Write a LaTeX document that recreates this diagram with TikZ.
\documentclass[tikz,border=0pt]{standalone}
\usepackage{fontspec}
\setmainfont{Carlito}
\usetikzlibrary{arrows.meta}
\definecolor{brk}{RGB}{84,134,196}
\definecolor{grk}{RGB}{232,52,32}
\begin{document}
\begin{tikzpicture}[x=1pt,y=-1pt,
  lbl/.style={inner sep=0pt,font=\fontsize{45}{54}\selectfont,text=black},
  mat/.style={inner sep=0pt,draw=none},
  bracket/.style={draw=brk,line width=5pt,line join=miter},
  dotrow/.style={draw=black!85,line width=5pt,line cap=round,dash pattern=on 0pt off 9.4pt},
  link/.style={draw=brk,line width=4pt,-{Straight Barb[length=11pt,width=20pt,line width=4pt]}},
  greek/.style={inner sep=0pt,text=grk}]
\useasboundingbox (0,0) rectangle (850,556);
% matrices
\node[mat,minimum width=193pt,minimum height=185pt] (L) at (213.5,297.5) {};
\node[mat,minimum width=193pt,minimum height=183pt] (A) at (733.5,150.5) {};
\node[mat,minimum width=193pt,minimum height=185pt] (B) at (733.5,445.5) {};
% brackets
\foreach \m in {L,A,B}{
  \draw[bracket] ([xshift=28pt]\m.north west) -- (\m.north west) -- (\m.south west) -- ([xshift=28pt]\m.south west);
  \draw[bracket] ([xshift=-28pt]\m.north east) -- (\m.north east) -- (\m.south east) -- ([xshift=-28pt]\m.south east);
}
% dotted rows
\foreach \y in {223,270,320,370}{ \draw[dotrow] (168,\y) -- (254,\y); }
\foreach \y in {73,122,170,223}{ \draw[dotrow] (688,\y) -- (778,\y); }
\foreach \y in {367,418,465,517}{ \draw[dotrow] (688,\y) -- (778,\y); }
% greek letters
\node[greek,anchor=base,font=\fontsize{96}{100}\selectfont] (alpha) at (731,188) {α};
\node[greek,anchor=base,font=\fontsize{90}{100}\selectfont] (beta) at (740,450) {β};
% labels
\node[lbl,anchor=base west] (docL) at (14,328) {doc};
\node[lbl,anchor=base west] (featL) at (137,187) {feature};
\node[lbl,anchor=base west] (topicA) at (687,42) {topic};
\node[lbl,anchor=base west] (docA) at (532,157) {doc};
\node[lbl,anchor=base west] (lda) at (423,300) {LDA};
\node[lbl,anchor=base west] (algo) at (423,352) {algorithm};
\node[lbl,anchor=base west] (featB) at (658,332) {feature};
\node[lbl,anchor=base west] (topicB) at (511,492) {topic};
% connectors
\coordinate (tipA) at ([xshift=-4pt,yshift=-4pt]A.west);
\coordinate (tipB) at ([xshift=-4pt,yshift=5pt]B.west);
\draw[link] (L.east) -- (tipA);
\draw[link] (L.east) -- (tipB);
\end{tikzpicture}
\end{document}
---
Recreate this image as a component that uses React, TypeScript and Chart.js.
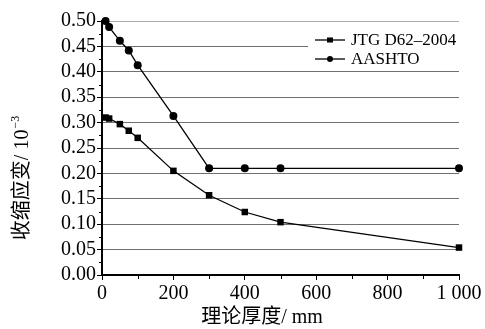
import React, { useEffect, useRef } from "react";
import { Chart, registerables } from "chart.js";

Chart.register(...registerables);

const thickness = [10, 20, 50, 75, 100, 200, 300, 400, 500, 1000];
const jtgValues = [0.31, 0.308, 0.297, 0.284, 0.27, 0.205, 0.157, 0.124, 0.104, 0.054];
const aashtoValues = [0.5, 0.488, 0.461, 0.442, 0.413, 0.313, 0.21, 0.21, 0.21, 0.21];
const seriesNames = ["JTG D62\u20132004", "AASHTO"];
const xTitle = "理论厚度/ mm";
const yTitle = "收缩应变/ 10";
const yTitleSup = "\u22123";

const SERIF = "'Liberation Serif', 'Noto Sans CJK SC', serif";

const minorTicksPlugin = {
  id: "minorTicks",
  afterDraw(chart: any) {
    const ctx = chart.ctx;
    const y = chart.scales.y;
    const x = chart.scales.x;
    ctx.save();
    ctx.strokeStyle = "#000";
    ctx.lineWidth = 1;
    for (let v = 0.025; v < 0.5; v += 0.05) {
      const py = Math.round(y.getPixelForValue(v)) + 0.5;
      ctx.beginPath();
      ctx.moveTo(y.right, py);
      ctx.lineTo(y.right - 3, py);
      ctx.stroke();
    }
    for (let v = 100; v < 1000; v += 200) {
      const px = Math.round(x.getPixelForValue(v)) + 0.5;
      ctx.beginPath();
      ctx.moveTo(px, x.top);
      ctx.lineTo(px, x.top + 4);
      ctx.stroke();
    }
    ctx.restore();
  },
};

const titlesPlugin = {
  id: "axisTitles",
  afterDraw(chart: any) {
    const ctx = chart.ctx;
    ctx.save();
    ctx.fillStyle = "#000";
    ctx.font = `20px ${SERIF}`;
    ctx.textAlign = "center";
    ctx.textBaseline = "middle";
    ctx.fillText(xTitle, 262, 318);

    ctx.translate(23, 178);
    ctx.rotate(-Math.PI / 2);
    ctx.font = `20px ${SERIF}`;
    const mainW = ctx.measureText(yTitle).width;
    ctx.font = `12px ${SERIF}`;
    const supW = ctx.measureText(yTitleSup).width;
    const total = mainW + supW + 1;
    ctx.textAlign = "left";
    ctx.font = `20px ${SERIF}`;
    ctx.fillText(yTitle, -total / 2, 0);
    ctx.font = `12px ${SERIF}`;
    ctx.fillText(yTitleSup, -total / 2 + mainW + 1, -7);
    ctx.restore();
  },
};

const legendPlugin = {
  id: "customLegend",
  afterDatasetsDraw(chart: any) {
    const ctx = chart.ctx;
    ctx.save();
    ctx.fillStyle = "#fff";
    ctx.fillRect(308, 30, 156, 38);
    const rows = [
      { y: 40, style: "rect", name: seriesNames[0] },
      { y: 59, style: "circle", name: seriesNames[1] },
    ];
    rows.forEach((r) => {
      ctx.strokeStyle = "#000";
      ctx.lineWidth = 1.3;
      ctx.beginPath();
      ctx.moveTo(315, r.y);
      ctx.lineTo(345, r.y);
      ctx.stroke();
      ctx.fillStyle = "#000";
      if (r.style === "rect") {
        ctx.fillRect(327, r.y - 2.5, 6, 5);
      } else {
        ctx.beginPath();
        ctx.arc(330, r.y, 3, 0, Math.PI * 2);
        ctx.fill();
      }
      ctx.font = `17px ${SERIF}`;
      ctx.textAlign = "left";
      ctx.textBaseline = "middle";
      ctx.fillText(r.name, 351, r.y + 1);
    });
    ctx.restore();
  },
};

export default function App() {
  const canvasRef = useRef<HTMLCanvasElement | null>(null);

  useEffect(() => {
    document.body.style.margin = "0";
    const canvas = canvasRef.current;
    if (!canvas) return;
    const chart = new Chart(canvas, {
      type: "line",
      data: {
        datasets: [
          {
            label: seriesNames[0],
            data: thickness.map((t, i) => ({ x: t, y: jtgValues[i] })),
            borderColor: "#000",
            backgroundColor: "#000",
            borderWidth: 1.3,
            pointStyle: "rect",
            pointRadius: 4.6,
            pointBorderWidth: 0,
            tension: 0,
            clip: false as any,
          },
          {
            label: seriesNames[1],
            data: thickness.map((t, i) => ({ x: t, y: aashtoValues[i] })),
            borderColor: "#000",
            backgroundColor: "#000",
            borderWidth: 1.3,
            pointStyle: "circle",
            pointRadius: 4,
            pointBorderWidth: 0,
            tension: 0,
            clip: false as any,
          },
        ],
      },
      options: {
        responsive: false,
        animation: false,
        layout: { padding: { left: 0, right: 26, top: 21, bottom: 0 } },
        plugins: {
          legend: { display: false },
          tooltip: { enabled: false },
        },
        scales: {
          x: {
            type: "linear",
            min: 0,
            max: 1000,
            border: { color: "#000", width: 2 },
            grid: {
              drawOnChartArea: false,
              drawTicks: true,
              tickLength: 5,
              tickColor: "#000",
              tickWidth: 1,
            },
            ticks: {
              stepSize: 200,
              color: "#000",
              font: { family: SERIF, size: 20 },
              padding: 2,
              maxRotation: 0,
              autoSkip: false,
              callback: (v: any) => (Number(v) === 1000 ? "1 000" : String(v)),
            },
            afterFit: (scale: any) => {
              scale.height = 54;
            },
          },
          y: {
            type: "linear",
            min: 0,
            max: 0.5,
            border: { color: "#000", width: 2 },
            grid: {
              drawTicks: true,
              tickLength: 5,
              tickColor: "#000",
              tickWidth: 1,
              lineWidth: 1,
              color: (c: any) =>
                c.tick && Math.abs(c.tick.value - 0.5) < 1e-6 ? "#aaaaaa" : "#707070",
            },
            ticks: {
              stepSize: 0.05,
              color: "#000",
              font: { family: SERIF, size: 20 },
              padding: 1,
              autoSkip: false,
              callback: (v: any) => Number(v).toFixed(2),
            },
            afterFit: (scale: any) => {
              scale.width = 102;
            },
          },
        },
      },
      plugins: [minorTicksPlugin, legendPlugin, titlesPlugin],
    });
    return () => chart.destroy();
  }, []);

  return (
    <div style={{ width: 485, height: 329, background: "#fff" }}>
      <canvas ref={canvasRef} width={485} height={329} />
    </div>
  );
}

▶ [TASK REQUIREMENTS]
Keep the images out of the copy. Repeat word for word only the lines from the one containing "Recreate this image" through the one containing "Chart.register(...registerables);", both ends included.

▶ [COMPLETED TASK]
Recreate this image as a component that uses React, TypeScript and Chart.js.
import React, { useEffect, useRef } from "react";
import { Chart, registerables } from "chart.js";

Chart.register(...registerables);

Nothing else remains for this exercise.